Essa lei previa que ninguém poderia ocupar um lote inexplorado para cultivo e trabalho: as terras só poderiam ser obtidas pela concessão do governo brasileiro. Obviamente, numa sociedade aristocrática, recém-saída de um regime de escravidão e profundamente oligárquica, a maior parte dos negros esteve bem longe da lista de beneficiados. Essa foi a maior derrota do movimento pela liberdade dos negros no Brasil.

Quando a Lei Áurea entrou em voga, em 1888, centenas de milhares de ex-escravos viram-se sem trabalho, sem comida e sem sequer a possibilidade de obter um lugar para viver e cultivar, impedidos de tornarem-se proprietários do próprio trabalho e sujeitados a salários de fome.

Formalmente, a escravidão foi abolida. O projeto abolicionista, no entanto, não foi concretizado. Como disse Joaquim Nabuco, um dos grandes liberais brasileiros: “A escravidão permanecerá por muito tempo como a característica nacional do Brasil. Ela espalhou por nossas vastas solidões uma grande suavidade. Povoou-o com seus mitos, suas legendas, seus encantamentos, insulflou-lhe suas tristezas sem pesar, suas lágrimas sem amargor, seu silêncio sem concentração, suas alegrias sem causa, sua felicidade sem dia seguinte”.
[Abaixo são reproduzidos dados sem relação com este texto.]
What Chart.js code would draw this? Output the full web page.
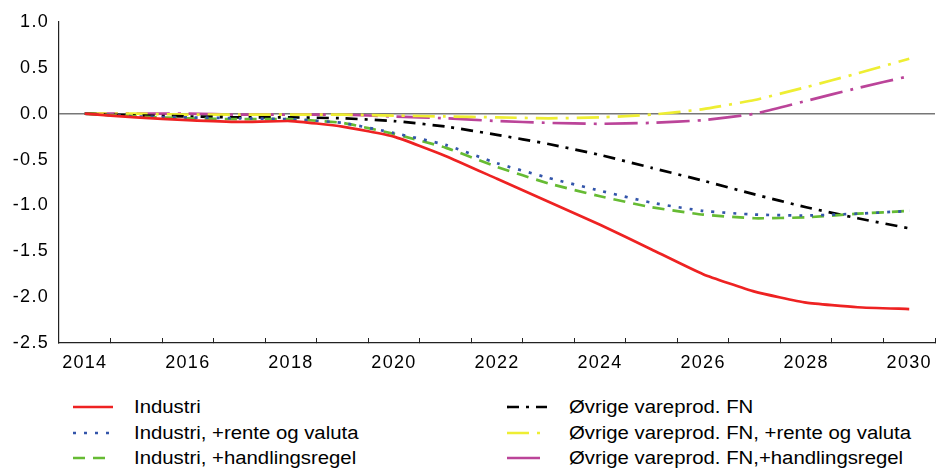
<!DOCTYPE html>
<html>
<head>
<meta charset="utf-8">
<script src="https://cdn.jsdelivr.net/npm/chart.js@4.4.1/dist/chart.umd.min.js"></script>
<style>
  html, body { margin: 0; padding: 0; background: #fff; }
  #wrap { position: relative; width: 936px; height: 470px; font-family: "Liberation Sans", Arial, sans-serif; }
  #box { position: absolute; left: 0; top: 0; width: 936px; height: 372px; }
  .swatch { position: absolute; line-height: 0; }
  .swatch svg { display: block; }
  .txt { position: absolute; font-size: 18px; line-height: 20px; color: #000; white-space: nowrap; transform: scaleX(1.13); transform-origin: 0 50%; }
</style>
</head>
<body>
<div id="wrap">
  <div id="box"><canvas id="c"></canvas></div>
  <div id="legend"></div>
</div>
<script>
const years = ['2014','2015','2016','2017','2018','2019','2020','2021','2022','2023','2024','2025','2026','2027','2028','2029','2030'];

const industri        = [0, -0.04, -0.07, -0.09, -0.08, -0.14, -0.25, -0.46, -0.71, -0.96, -1.21, -1.48, -1.75, -1.94, -2.06, -2.11, -2.13];
const industriRente   = [0, -0.03, -0.04, -0.05, -0.06, -0.10, -0.21, -0.34, -0.54, -0.70, -0.84, -0.97, -1.06, -1.10, -1.11, -1.09, -1.06];
const industriRegel   = [0, -0.03, -0.05, -0.06, -0.06, -0.10, -0.22, -0.37, -0.58, -0.76, -0.90, -1.02, -1.10, -1.14, -1.13, -1.09, -1.06];
const ovrige          = [0, -0.02, -0.03, -0.04, -0.04, -0.05, -0.08, -0.14, -0.23, -0.33, -0.45, -0.59, -0.73, -0.88, -1.02, -1.14, -1.25];
const ovrigeRente     = [0, 0, -0.01, -0.01, -0.01, -0.01, -0.02, -0.03, -0.04, -0.05, -0.04, -0.01, 0.05, 0.15, 0.29, 0.44, 0.60];
const ovrigeRegel     = [0, 0, 0, -0.01, -0.01, -0.01, -0.03, -0.05, -0.08, -0.10, -0.11, -0.10, -0.07, 0.00, 0.14, 0.28, 0.41];

const yTicks = [1.0, 0.5, 0.0, -0.5, -1.0, -1.5, -2.0, -2.5];

const series = [
  { label: 'Industri', data: industri, color: '#ee2222', dash: [] },
  { label: 'Industri, +rente og valuta', data: industriRente, color: '#3355aa', dash: [3, 8] },
  { label: 'Industri, +handlingsregel', data: industriRegel, color: '#66bb33', dash: [12, 8] },
  { label: 'Øvrige vareprod. FN', data: ovrige, color: '#000000', dash: [12, 7, 3, 7] },
  { label: 'Øvrige vareprod. FN, +rente og valuta', data: ovrigeRente, color: '#eeee33', dash: [22, 8, 3, 8] },
  { label: 'Øvrige vareprod. FN,+handlingsregel', data: ovrigeRegel, color: '#bb4499', dash: [33, 8, 3, 8] }
];

const tickFont = { family: '"Liberation Sans", Arial, sans-serif', size: 18 };

// Slightly wider tick lettering, applied only while drawing so layout is unaffected
const letterSpacingPlugin = {
  id: 'letterSpacing',
  beforeDraw(chart) { chart.ctx.letterSpacing = '1.3px'; },
  afterDraw(chart) { chart.ctx.letterSpacing = '0px'; }
};

new Chart(document.getElementById('c'), {
  type: 'line',
  data: {
    labels: years,
    datasets: series.map(s => ({
      label: s.label,
      data: s.data,
      borderColor: s.color,
      backgroundColor: s.color,
      borderDash: s.dash,
      borderWidth: 2.7,
      pointRadius: 0,
      tension: 0.15,
      fill: false
    }))
  },
  plugins: [letterSpacingPlugin],
  options: {
    responsive: true,
    maintainAspectRatio: false,
    animation: false,
    layout: { padding: { top: 22, right: 1, left: 0, bottom: 0 } },
    plugins: { legend: { display: false }, tooltip: { enabled: false } },
    scales: {
      x: {
        offset: true,
        grid: { offset: true, drawOnChartArea: false, drawTicks: true, tickLength: -5, color: '#222', lineWidth: 1 },
        border: { display: true, color: '#222', width: 1.2 },
        ticks: {
          autoSkip: false, maxRotation: 0, padding: 14, color: '#000', font: tickFont,
          callback: function (v, i) { const y = years[i]; return (+y % 2 === 0) ? y : ''; }
        },
        afterFit: s => { s.height = 29; s.paddingLeft = 0; s.paddingRight = 0; }
      },
      y: {
        min: -2.5, max: 1.0,
        afterBuildTicks: s => { s.ticks = yTicks.map(v => ({ value: v })); },
        grid: {
          drawTicks: false,
          color: ctx => (ctx.tick && ctx.tick.value === 0) ? '#777777' : 'rgba(0,0,0,0)',
          lineWidth: 1.5
        },
        border: { display: true, color: '#222', width: 1.2 },
        ticks: { padding: 10, color: '#000', font: tickFont, callback: v => v.toFixed(1) },
        afterFit: s => { s.width = 59; }
      }
    }
  }
});

// Legend below the plot, two columns of three entries
const legend = document.getElementById('legend');
const cols = [
  { lineX: 73, lineW: 40, textX: 134 },
  { lineX: 507, lineW: 40, textX: 569 }
];
const rowY = [407, 433, 458];
series.forEach((s, i) => {
  const c = cols[Math.floor(i / 3)], y = rowY[i % 3];
  const sw = document.createElement('div');
  sw.className = 'swatch';
  sw.style.left = c.lineX + 'px';
  sw.style.top = (y - 3) + 'px';
  sw.innerHTML = `<svg width="${c.lineW}" height="6"><line x1="0" y1="3" x2="${c.lineW}" y2="3" stroke="${s.color}" stroke-width="2.7" ${s.dash.length ? `stroke-dasharray="${s.dash.join(' ')}"` : ''}/></svg>`;
  legend.appendChild(sw);
  const t = document.createElement('div');
  t.className = 'txt';
  t.style.left = c.textX + 'px';
  t.style.top = (y - 10) + 'px';
  t.textContent = s.label;
  legend.appendChild(t);
});
</script>
</body>
</html>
Nabuco vislumbrou um futuro caro a todos que buscam uma sociedade livre: “A liberdade por si só é fecunda, e sobre os destroços da escravidão refar-se-á com o tempo uma sociedade mais unida, de ideias mais largas, e é possível que esta proclame seus criadores aqueles que não fizeram mais do que interromper a opressão que presidia aos antigos nascimentos, os gemidos que assinalavam no Brasil o aparecer de mais uma camada social”.

No dia em que se completam 130 anos de promulgação da Lei Áurea, resgatamos os princípios do movimento liberal abolicionista e reafirmamos que o projeto de liberdade para todos não terminou em 1888. A missão emancipatória continua. Enquanto a liberdade não for assumida como um valor central da sociedade brasileira, seguiremos lutando para ampliar as possibilidades de escolha até que todos possam ser, decisivamente, os protagonistas de suas próprias vidas.